— start —

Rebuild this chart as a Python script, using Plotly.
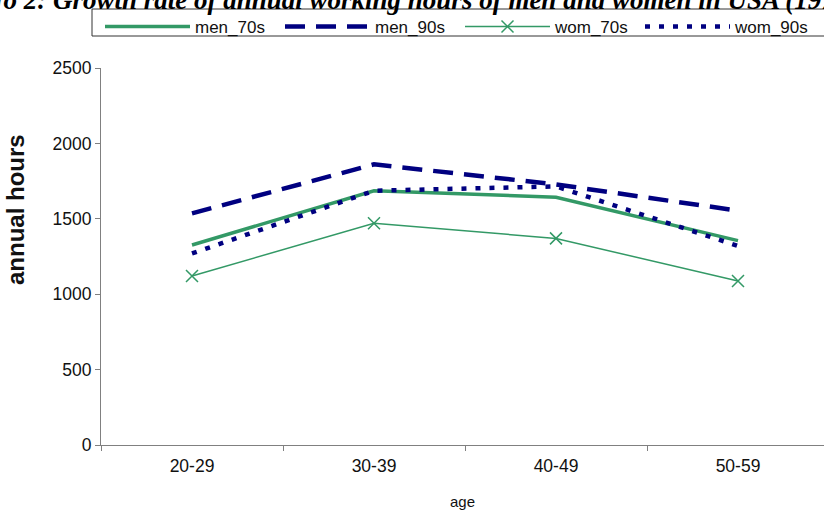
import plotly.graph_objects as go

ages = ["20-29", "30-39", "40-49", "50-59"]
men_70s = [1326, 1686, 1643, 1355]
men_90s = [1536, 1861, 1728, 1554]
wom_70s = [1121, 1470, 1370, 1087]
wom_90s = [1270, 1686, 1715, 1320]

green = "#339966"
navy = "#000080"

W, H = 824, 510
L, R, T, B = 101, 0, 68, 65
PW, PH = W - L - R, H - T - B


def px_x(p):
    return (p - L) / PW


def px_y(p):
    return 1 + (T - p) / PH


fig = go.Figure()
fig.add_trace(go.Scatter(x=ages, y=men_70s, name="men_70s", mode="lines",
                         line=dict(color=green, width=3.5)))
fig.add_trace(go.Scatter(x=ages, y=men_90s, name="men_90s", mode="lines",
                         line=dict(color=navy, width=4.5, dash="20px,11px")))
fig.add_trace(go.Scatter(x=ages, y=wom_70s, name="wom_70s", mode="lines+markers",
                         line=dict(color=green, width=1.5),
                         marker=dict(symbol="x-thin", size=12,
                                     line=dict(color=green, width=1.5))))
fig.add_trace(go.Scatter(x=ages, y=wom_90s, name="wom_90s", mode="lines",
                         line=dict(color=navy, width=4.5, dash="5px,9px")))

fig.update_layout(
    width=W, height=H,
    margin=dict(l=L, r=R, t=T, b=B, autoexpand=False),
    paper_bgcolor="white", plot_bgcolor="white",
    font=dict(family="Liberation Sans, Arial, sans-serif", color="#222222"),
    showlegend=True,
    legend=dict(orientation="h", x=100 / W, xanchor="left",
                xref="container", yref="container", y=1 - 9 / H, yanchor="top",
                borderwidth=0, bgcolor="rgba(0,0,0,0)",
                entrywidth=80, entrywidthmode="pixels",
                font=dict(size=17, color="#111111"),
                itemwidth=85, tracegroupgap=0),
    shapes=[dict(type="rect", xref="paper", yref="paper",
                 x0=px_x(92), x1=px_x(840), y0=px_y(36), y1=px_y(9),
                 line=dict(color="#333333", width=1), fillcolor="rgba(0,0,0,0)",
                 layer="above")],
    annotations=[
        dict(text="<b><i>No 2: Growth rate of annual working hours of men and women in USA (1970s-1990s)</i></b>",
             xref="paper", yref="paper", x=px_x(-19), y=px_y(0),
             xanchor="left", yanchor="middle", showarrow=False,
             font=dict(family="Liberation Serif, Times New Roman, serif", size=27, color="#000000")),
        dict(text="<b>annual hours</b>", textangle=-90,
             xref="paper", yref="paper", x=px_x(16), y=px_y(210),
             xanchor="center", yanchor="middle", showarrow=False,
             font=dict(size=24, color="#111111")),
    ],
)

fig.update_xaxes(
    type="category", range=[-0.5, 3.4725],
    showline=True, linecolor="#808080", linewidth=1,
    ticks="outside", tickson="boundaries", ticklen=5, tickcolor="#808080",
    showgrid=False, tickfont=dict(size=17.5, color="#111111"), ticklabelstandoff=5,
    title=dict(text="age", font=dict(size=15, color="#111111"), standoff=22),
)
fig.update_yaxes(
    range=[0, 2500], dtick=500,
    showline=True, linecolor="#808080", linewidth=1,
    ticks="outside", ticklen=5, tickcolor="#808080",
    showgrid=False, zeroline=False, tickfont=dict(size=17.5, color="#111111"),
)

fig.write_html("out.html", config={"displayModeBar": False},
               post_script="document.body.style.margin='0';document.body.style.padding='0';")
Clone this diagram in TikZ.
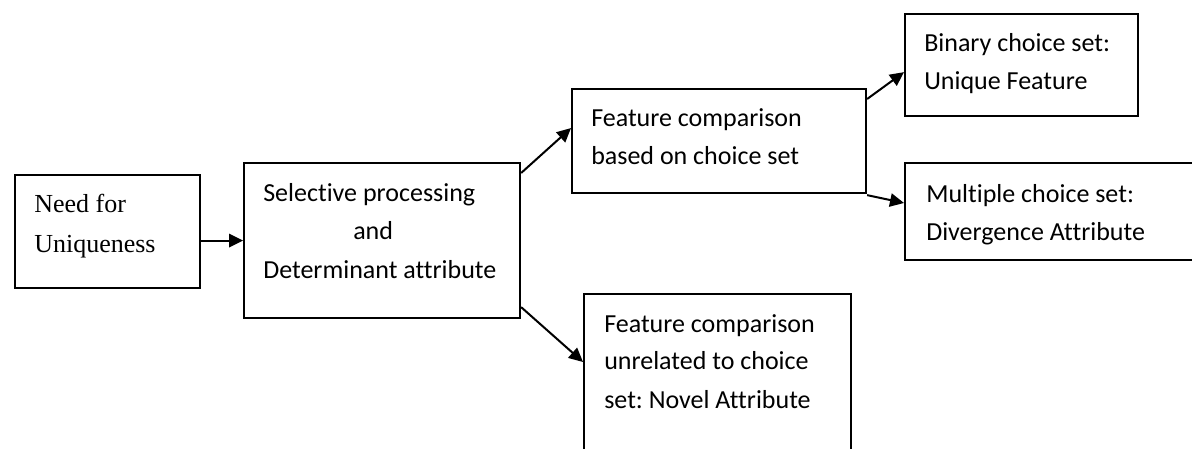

— end —

Please list every line of the records that contains "this".

Rebuild this chart as a Python script, using Plotly.
Clone this diagram in TikZ.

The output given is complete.